The year is 2026, and a curious thing has happened in the Halo universe: a spin-off real-time strategy game has managed to deliver the narrative punch that the mainline series fumbled back in 2021. Players still remember the whiplash of Halo Infinite — a campaign that was genuinely fun, filled with grappling hook shenanigans and a refreshing semi-open world, yet somehow tripped over its own storytelling feet. 343 Industries crafted a tale that felt like a welcome mat for newcomers, but it also swept a galactic conflict under the Zeta Halo rug. Now, with Halo Wars 3 finally in the wild, many are realizing that an RTS was the perfect vehicle to explore the epic showdown that Master Chief’s adventure awkwardly skipped.

Let’s rewind to the mid-2020s for a moment. Halo 5: Guardians ended on a tantalizing cliffhanger: Cortana, the blue lady who had been Chief’s digital soulmate, went full villain mode. She seized a Guardian, and AIs across the galaxy kneeled before her. The Legendary-difficulty post-credits scene even teased a powered-up Installation 07 as she hummed a menacing tune. It was a setup that screamed, “Chief will have to battle his best friend to save everything,” and fans braced themselves for an emotional wrecking ball. Then Halo Infinite arrived, and that entire AI uprising was dealt with through a few holographic flashbacks and a shrug. Atriox beat Chief, a new AI called the Weapon supposedly deleted Cortana off-screen, and the Banished became the sole focus. It felt like opening a novel only to find half the pages ripped out and replaced with a summary.

The heartbreak wasn’t just that the Cortana conflict evaporated — it was that the events between Halo 5 and Infinite sounded absolutely riveting. The galaxy plunged into chaos as Forerunner-tech-wielding AI overlords reshaped civilization. Humans, Sangheili, and Banished alike would have been caught in the crossfire. Yet the main series decided that Chief needed a clean slate, so all that juicy drama got jammed into audio logs and the Weapon’s apologetic dialogue. Players were left wondering: Wait, the entire AI saga was resolved while I was taking a six-month nap in space? By 2024, the collective sigh could be heard from Reach to Earth.
Then came the whispers of Halo Wars 3, and in 2026, the game has finally turned those whispers into a triumphant rallying cry. The Halo Wars series has always been the franchise’s secret storyteller, weaving tales that FPS games couldn’t — the original took players twenty years before Combat Evolved, and Halo Wars 2 introduced Atriox well ahead of Infinite. With no mainline Halo 7 on the immediate horizon (especially after the studio shakeups), the RTS lane became the franchise’s best hope for filling the narrative crater. And oh boy, does Halo Wars 3 deliver.

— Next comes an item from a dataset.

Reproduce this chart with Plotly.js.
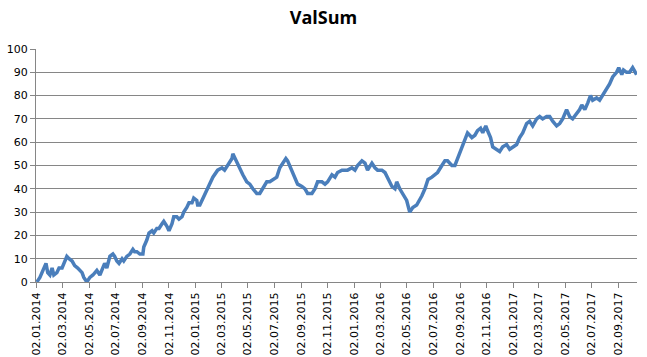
<!DOCTYPE html>
<html>
<head>
<meta charset="utf-8">
<script src="https://cdn.plot.ly/plotly-3.0.1.min.js"></script>
<style>html,body{margin:0;padding:0;background:#fff;}#chart{width:647px;height:357px;}</style>
</head>
<body>
<div id="chart"></div>
<script>
const dates = [
"2014-01-02","2014-01-09","2014-01-16","2014-01-23","2014-01-27","2014-02-01","2014-02-06","2014-02-10","2014-02-17","2014-02-22",
"2014-03-01","2014-03-05","2014-03-12","2014-03-17","2014-03-24","2014-03-30","2014-04-06","2014-04-16","2014-04-20","2014-04-27",
"2014-05-04","2014-05-11","2014-05-20","2014-05-27","2014-06-03","2014-06-07","2014-06-12","2014-06-19","2014-06-26","2014-06-30",
"2014-07-05","2014-07-10","2014-07-17","2014-07-21","2014-07-28","2014-08-04","2014-08-11","2014-08-15","2014-08-20","2014-08-27",
"2014-09-03","2014-09-05","2014-09-12","2014-09-17","2014-09-24","2014-09-28","2014-10-05","2014-10-10","2014-10-17","2014-10-21",
"2014-10-28","2014-11-02","2014-11-09","2014-11-13","2014-11-20","2014-11-25","2014-12-02","2014-12-06","2014-12-13","2014-12-18",
"2014-12-25","2014-12-29","2015-01-05","2015-01-07","2015-01-12","2015-01-19","2015-01-23","2015-01-30","2015-02-11","2015-02-22",
"2015-03-04","2015-03-10","2015-03-17","2015-03-27","2015-03-29","2015-04-05","2015-04-12","2015-04-21","2015-04-30","2015-05-07",
"2015-05-14","2015-05-23","2015-05-30","2015-06-06","2015-06-15","2015-06-22","2015-06-29","2015-07-08","2015-07-15","2015-07-22",
"2015-07-29","2015-08-02","2015-08-12","2015-08-19","2015-08-25","2015-09-04","2015-09-11","2015-09-17","2015-09-27","2015-10-04",
"2015-10-10","2015-10-20","2015-10-27","2015-11-02","2015-11-12","2015-11-19","2015-11-25","2015-12-05","2015-12-12","2015-12-18",
"2015-12-28","2016-01-04","2016-01-10","2016-01-20","2016-01-27","2016-02-02","2016-02-12","2016-02-19","2016-02-25","2016-03-06",
"2016-03-13","2016-03-19","2016-03-29","2016-04-05","2016-04-09","2016-04-16","2016-04-23","2016-05-02","2016-05-09","2016-05-16",
"2016-05-25","2016-06-01","2016-06-06","2016-06-13","2016-06-20","2016-06-29","2016-07-06","2016-07-12","2016-07-22","2016-07-29",
"2016-08-04","2016-08-14","2016-08-21","2016-08-27","2016-09-06","2016-09-13","2016-09-19","2016-09-29","2016-10-06","2016-10-12",
"2016-10-19","2016-10-24","2016-10-31","2016-11-04","2016-11-11","2016-11-16","2016-11-25","2016-12-02","2016-12-09","2016-12-18",
"2016-12-25","2017-01-01","2017-01-10","2017-01-17","2017-01-24","2017-02-02","2017-02-09","2017-02-16","2017-02-25","2017-03-04",
"2017-03-11","2017-03-20","2017-03-27","2017-04-03","2017-04-12","2017-04-19","2017-04-26","2017-05-05","2017-05-12","2017-05-19",
"2017-05-28","2017-06-04","2017-06-09","2017-06-16","2017-06-23","2017-06-29","2017-07-04","2017-07-13","2017-07-20","2017-07-27",
"2017-08-05","2017-08-12","2017-08-19","2017-08-28","2017-09-02","2017-09-09","2017-09-13","2017-09-20","2017-09-27","2017-10-04",
"2017-10-13"
];
const valSum = [
0,2,5,8,4,3,6,3,4,6,
6,8,11,10,9,7,6,4,2,0,
2,3,5,3,6,8,6,11,12,11,
9,8,10,9,11,12,14,13,13,12,
12,15,18,21,22,21,23,23,25,26,
24,22,25,28,28,27,28,30,32,34,
34,36,35,33,33,36,37,40,45,48,
49,48,50,53,55,52,49,46,43,42,
40,38,38,40,43,43,44,45,49,51,
53,52,48,45,42,41,40,38,38,40,
43,43,42,43,46,45,47,48,48,48,
49,48,50,52,51,48,51,49,48,48,
47,45,41,40,43,40,38,35,30,32,
33,35,37,40,44,45,46,47,50,52,
52,50,50,53,57,61,64,62,63,65,
66,64,67,65,62,58,57,56,58,59,
57,58,59,62,64,68,69,67,70,71,
70,71,71,69,67,68,70,74,71,70,
72,74,76,74,77,80,78,79,78,80,
83,85,88,90,92,89,91,90,90,92,
89
];
const tickDates = ["2014-01-02","2014-03-02","2014-05-02","2014-07-02","2014-09-02","2014-11-02",
"2015-01-02","2015-03-02","2015-05-02","2015-07-02","2015-09-02","2015-11-02",
"2016-01-02","2016-03-02","2016-05-02","2016-07-02","2016-09-02","2016-11-02",
"2017-01-02","2017-03-02","2017-05-02","2017-07-02","2017-09-02"];
const tickLabels = ["02.01.2014","02.03.2014","02.05.2014","02.07.2014","02.09.2014","02.11.2014",
"02.01.2015","02.03.2015","02.05.2015","02.07.2015","02.09.2015","02.11.2015",
"02.01.2016","02.03.2016","02.05.2016","02.07.2016","02.09.2016","02.11.2016",
"02.01.2017","02.03.2017","02.05.2017","02.07.2017","02.09.2017"];

const trace = {
  x: dates, y: valSum, type: 'scatter', mode: 'lines',
  line: {color: '#4A7EBB', width: 3.5},
  hoverinfo: 'skip'
};
const layout = {
  width: 647, height: 357,
  margin: {l: 36, r: 10, t: 49, b: 75},
  paper_bgcolor: '#ffffff', plot_bgcolor: '#ffffff',
  showlegend: false,
  title: {text: '<b>ValSum</b>', x: 0.5, xanchor: 'center', y: 0.95, yanchor: 'middle',
          font: {family: 'Open Sans, sans-serif', size: 18, color: '#000'}},
  xaxis: {
    type: 'date', range: ['2013-12-31', '2017-10-14'],
    tickmode: 'array', tickvals: tickDates, ticktext: tickLabels,
    tickangle: -90, ticks: 'outside', ticklen: 5, tickcolor: '#868686',
    showline: true, linecolor: '#868686', linewidth: 1,
    showgrid: false, zeroline: false,
    tickfont: {family: 'DejaVu Sans, sans-serif', size: 11, color: '#000'}
  },
  yaxis: {
    range: [0, 100], tickmode: 'linear', tick0: 0, dtick: 10,
    ticks: 'outside', ticklen: 5, tickcolor: '#868686',
    showline: true, linecolor: '#868686', linewidth: 1,
    showgrid: true, gridcolor: '#868686', gridwidth: 1, zeroline: false,
    tickfont: {family: 'DejaVu Sans, sans-serif', size: 11, color: '#000'}
  }
};
Plotly.newPlot('chart', [trace], layout, {displayModeBar: false, staticPlot: true});
</script>
</body>
</html>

Set squarely between Guardians and Infinite, Halo Wars 3 lets players command the crew of the Spirit of Fire as they desperately navigate the Created uprising. The campaign drops base-building and army management into a galaxy lit by Cortana’s Guardian- enforced peace — which is really just a polite term for total subjugation. Missions involve scavenging Forerunner tech to counter AI-controlled fleets, launching guerrilla raids on occupied human colonies, and making heartbreaking decisions about which allies to save when rampant AIs turn former comrades into puppets. It is a strategy lover’s fever dream, bursting with the kind of large-scale desperation that a lone Spartan could never convey.
What makes the game so satisfyingly cheeky is that it retroactively mends the narrative stitches that Infinite popped. Through its campaign, fans finally witness the United Nations Space Command’s failed counter-offensive, watch Cortana’s logic plague spread across smart AIs, and even catch glimpses of a pre-Zeta Halo Master Chief in a desperate, doomed operation that explains why he was so utterly wrecked by Atriox. The RTS format lets the story breathe: cutscenes are lavish, set-piece moments feel operatic, and the slower pace allows for the moral murkiness that a half-hearted FPS campaign would have sprinted past.
Of course, 2026 didn’t guarantee this treasure would exist. After Halo Wars 2 became a surprise hit, the silence was deafening for years. Many assumed 343 Industries had parked the series next to the broken Warthogs. Yet here we are, with a third installment that feels less like a milking attempt and more like a love letter to lore nerds. It is a beautiful instance of a spin-off fixing a mainline mess by simply leaning into what it does best: unapologetic, large-scale tactical storytelling. The game isn’t just a collection of skirmish maps; it’s the missing chapter that makes Infinite’s time jump feel less like a plothole and more like a deliberate omission waiting to be filled.
So, while Master Chief enjoys his retirement playing target practice on Zeta Halo, the real narrative heavy-lifting is happening on Spirit of Fire’s bridge. Halo Wars 3 reminds everyone that sometimes the best way to save a galaxy isn’t through a rifle scope, but through a commander’s overhead view — and with the perfect dose of snarky AI banter that never had to be deleted.